Algorithm for fetching the k nearest neighbors of an input vector through distance calculations.
Algorithm computations are implemented in Rust for high perfromance and easy parallelism.
- Parallelized distance computations
- Fast native system processing
- Out of the box JS support for Linux and OSX (Waiting on Windows)
- For now Windows users will need to install Rust for npm to build required native components
- Pure JS implementation of the package might be made in the future for Windows users
$ npm i unsupervised-knn-js
const { knn } = require('unsupervised-knn-js')
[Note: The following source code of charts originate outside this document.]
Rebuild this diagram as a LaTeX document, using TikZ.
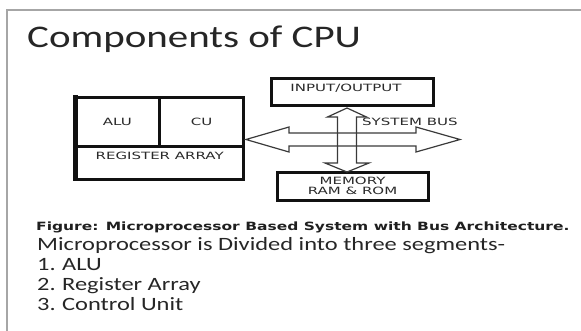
\documentclass[tikz,border=0pt]{standalone}
\usepackage{fontspec}
\setmainfont{Carlito}[FakeStretch=1.3]
\newfontfamily\diagfont{DejaVu Sans}[FakeStretch=1.5]
\newfontfamily\capfont{DejaVu Sans Bold}[FakeStretch=1.36]
\definecolor{ink}{HTML}{262626}
\definecolor{boxline}{HTML}{111111}
\definecolor{busline}{HTML}{3A3A3A}
\definecolor{lblink}{HTML}{2A2A2A}
\definecolor{framegray}{HTML}{A6A6A6}

\begin{document}
\begin{tikzpicture}[x=1pt,y=-1pt,
  unit/.style={draw=boxline, line width=3pt, inner sep=0pt, outer sep=0pt},
  txt/.style={inner sep=0pt, anchor=base west, text=ink},
  body/.style={txt, font=\fontsize{18.8}{20}\selectfont},
  lab/.style={inner sep=0pt, text=lblink, align=center,
              font=\diagfont\fontsize{10}{10}\selectfont},
  bus/.style={draw=busline, line width=1.2pt, line join=miter}]

\useasboundingbox (0,0) rectangle (581,330);

% slide frame
\draw[framegray, line width=1.3pt] (7,331) -- (7,10) -- (582,10);

% title
\node[txt, font=\fontsize{31.5}{36}\selectfont] (title) at (27,47) {Components of CPU};

% CPU block
\node[unit, minimum width=83.8pt, minimum height=48.7pt] (alu) at (117.4,121.85) {};
\node[unit, minimum width=84.5pt, minimum height=48.7pt] (cu) at (201.55,121.85) {};
\node[unit, minimum width=168.3pt, minimum height=32.8pt] (reg) at (159.65,162.6) {};
\draw[boxline, line width=4.5pt, line cap=rect] (alu.north west) -- (reg.south west);
\node[lab] (alulbl) at (alu.center) {ALU};
\node[lab] (culbl) at (cu.center) {CU};
\node[lab] (reglbl) at ([yshift=-9.5pt]reg.north) {REGISTER ARRAY};

% input/output and memory
\node[unit, minimum width=162pt, minimum height=27pt] (io) at (352,91.5) {};
\node[lab] (iolbl) at (346,88) {INPUT/OUTPUT};
\node[unit, minimum width=151pt, minimum height=28pt] (mem) at (352.5,186) {};
\node[lab] (memlbl) at (mem.center) {MEMORY\\RAM \& ROM};

% system bus: horizontal double arrow
\coordinate (tipL) at (246,139.5);
\coordinate (tipR) at (460,139.5);
\draw[bus] (tipL) -- (289,127) -- (289,133) -- (416,133) -- (416,127)
  -- (tipR) -- (416,152) -- (416,146) -- (289,146) -- (289,152) -- cycle;

% system bus: vertical double arrow
\coordinate (tipU) at (347,108);
\coordinate (tipD) at (347,172);
\draw[bus] (tipU) -- (366.5,117) -- (356.5,117) -- (356.5,163) -- (369,163)
  -- (tipD) -- (325,163) -- (337.5,163) -- (337.5,117) -- (327.5,117) -- cycle;

\node[lab, anchor=west] (buslbl) at (362,122) {SYSTEM BUS};

% caption and notes
\node[txt, font=\capfont\fontsize{11.4}{13}\selectfont, text=black!88] (cap) at (36,230)
  {Figure: Microprocessor Based System with Bus Architecture.};
\node[body] (intro) at (37,250) {Microprocessor is Divided into three segments-};
\node[body] (li1) at (37,270) {\makebox[25pt][l]{1.}ALU};
\node[body] (li2) at (37,290) {\makebox[25pt][l]{2.}Register Array};
\node[body] (li3) at (37,310) {\makebox[25pt][l]{3.}Control Unit};
\end{tikzpicture}
\end{document}
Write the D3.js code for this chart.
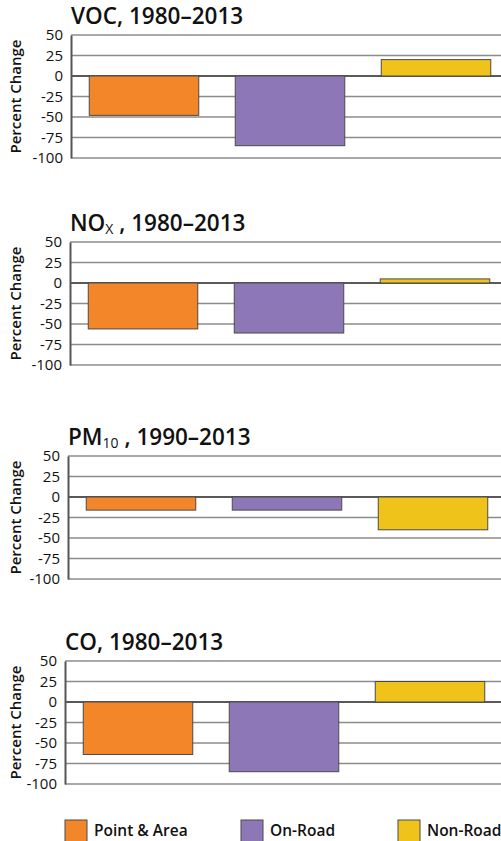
<!DOCTYPE html>
<html>
<head>
<meta charset="utf-8">
<script src="https://cdn.jsdelivr.net/npm/d3@7"></script>
<style>
  body { margin: 0; background: #fff; }
  svg { display: block; font-family: "Open Sans", sans-serif; }
</style>
</head>
<body>
<svg width="501" height="841"></svg>
<script>
// source categories (legend order)
var categories = ['Point & Area', 'On-Road', 'Non-Road'];
var colors = ['#f4862a', '#8e77b6', '#efc31a'];

// one panel per pollutant
var titleMain = ['VOC', 'NO', 'PM', 'CO'];
var titleSub = ['', 'X', '10', ''];
var periods = ['1980–2013', '1980–2013', '1990–2013', '1980–2013'];

// percent change per source, one value per pollutant
var pointArea = [-48, -56, -16, -64];
var onRoad = [-85, -61, -16, -85];
var nonRoad = [20, 5, -40, 25];

var yTicks = [50, 25, 0, -25, -50, -75, -100];

// panel placement
var panelTop = [35, 242, 456, 661];
var panelLeft = [71, 70, 68, 65];
var plotH = 123;
var plotW = 438;

var svg = d3.select('svg');

panelTop.forEach(function(top, i) {
  var left = panelLeft[i];
  var values = [pointArea[i], onRoad[i], nonRoad[i]];

  var x = d3.scaleBand()
    .domain(categories)
    .range([0, plotW])
    .paddingInner(0.25)
    .paddingOuter(0.125);

  var y = d3.scaleLinear()
    .domain([-100, 50])
    .range([plotH, 0]);

  var g = svg.append('g')
    .attr('transform', 'translate(' + left + ',' + top + ')');

  // title
  var title = svg.append('text')
    .attr('x', left)
    .attr('y', top - 11)
    .attr('font-size', 22.5)
    .attr('font-weight', 600)
    .attr('fill', '#111');
  title.append('tspan').text(titleMain[i]);
  if (titleSub[i]) {
    title.append('tspan')
      .attr('font-size', 14)
      .attr('font-weight', 400)
      .attr('dy', 3)
      .text(titleSub[i]);
    title.append('tspan').attr('dy', -3).text(' , ' + periods[i]);
  } else {
    title.append('tspan').text(', ' + periods[i]);
  }

  // gridlines
  g.selectAll('.grid')
    .data(yTicks.filter(d => d !== 0))
    .enter()
    .append('line')
    .attr('x1', 0)
    .attr('x2', plotW)
    .attr('y1', d => y(d))
    .attr('y2', d => y(d))
    .attr('stroke', '#8c8c8c')
    .attr('stroke-width', 1.5);

  // zero line
  g.append('line')
    .attr('x1', 0)
    .attr('x2', plotW)
    .attr('y1', y(0))
    .attr('y2', y(0))
    .attr('stroke', '#222')
    .attr('stroke-width', 1.5);

  // bars
  g.selectAll('.bar')
    .data(values)
    .enter()
    .append('rect')
    .attr('x', (d, j) => x(categories[j]))
    .attr('width', x.bandwidth())
    .attr('y', d => y(Math.max(0, d)))
    .attr('height', d => Math.abs(y(d) - y(0)))
    .attr('fill', (d, j) => colors[j])
    .attr('stroke', '#4a4a4a')
    .attr('stroke-width', 1);

  // y axis
  var axis = g.append('g')
    .call(d3.axisLeft(y).tickValues(yTicks).tickSize(0).tickPadding(8).tickFormat(d => String(d).replace('−', '-')));
  axis.select('.domain')
    .attr('stroke', '#555')
    .attr('stroke-width', 2);
  axis.selectAll('text')
    .attr('font-family', '"Open Sans", sans-serif')
    .attr('font-size', 15)
    .attr('fill', '#111');

  // y label
  svg.append('text')
    .attr('transform', 'translate(' + 21 + ',' + (top + plotH / 2) + ') rotate(-90)')
    .attr('text-anchor', 'middle')
    .attr('font-size', 15)
    .attr('font-weight', 600)
    .attr('fill', '#111')
    .text('Percent Change');
});

// legend
var legendX = [65, 241, 398];
var legend = svg.selectAll('.legend')
  .data(categories)
  .enter()
  .append('g')
  .attr('transform', (d, j) => 'translate(' + legendX[j] + ',820)');

legend.append('rect')
  .attr('width', 22)
  .attr('height', 22)
  .attr('fill', (d, j) => colors[j])
  .attr('stroke', '#4a4a4a')
  .attr('stroke-width', 1);

legend.append('text')
  .attr('x', 29)
  .attr('y', 16)
  .attr('font-size', 15.5)
  .attr('font-weight', 600)
  .attr('fill', '#111')
  .text(d => d);
</script>
</body>
</html>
> const { knn } = require('unsupervised-knn-js')
> const neighbors = [
{ label: 'some name', vector: [1, 2, 4, 5] },
{ label: 'name 2', vector: [14, 4, 13, 2] },
{ label: 'another name', vector: [4, 4, 4, 5] },
]
> const target = [1, 2, 3, 4]
> const algo = 'euclidean'
> const k = 2
> knn(algo, k, neighbors, target)
[
{ label: 'some name', distance: 1.4142135623730951 },
{ label: 'another name', distance: 3.872983346207417 }
]
>
The knn function takes 4 parameters:
- Algorithm String
- This is the algorithm which computes distances between the target and all neighbors
- The current algorithms natively supported include:
'euclidean'
- K-Value
- The amount of closest neighbors to the target point to return
- So if k = 2, the 2 closests neighbors to the target vector will be returned.
- Neighbors
- This is an array of objects where each object represents a neighbor or point
- Each object should have a label and vector field as such:
{ label: 'name or id', vector: [1, 3, 4.5, -4] }
- The following is a valid array of neighbors:
const neighbors = [ { label: 'some name', vector: [1, 2, 4, 5] }, { label: 'name 2', vector: [14, 4, 13, 2] }, { label: 'another name', vector: [4, 4, 4, 5] }, ]
- Target
- This is the vector for which to find the closest or most similar points to
- This should be a array of numbers
These parameters were given this specific order based which paramaters would be most important for currying.
The function returns an array of objects representing the closest points to the target.
Each object has a label field for identification and a distance field which represents it's difference from the target.
[
{ label: 'some name', distance: 1.4142135623730951 },
{ label: 'another name', distance: 3.872983346207417 }
]
This list is ordered in ascending order based on the distance field in each object.
- Plans to implement use of custom distance functions passed in by the user.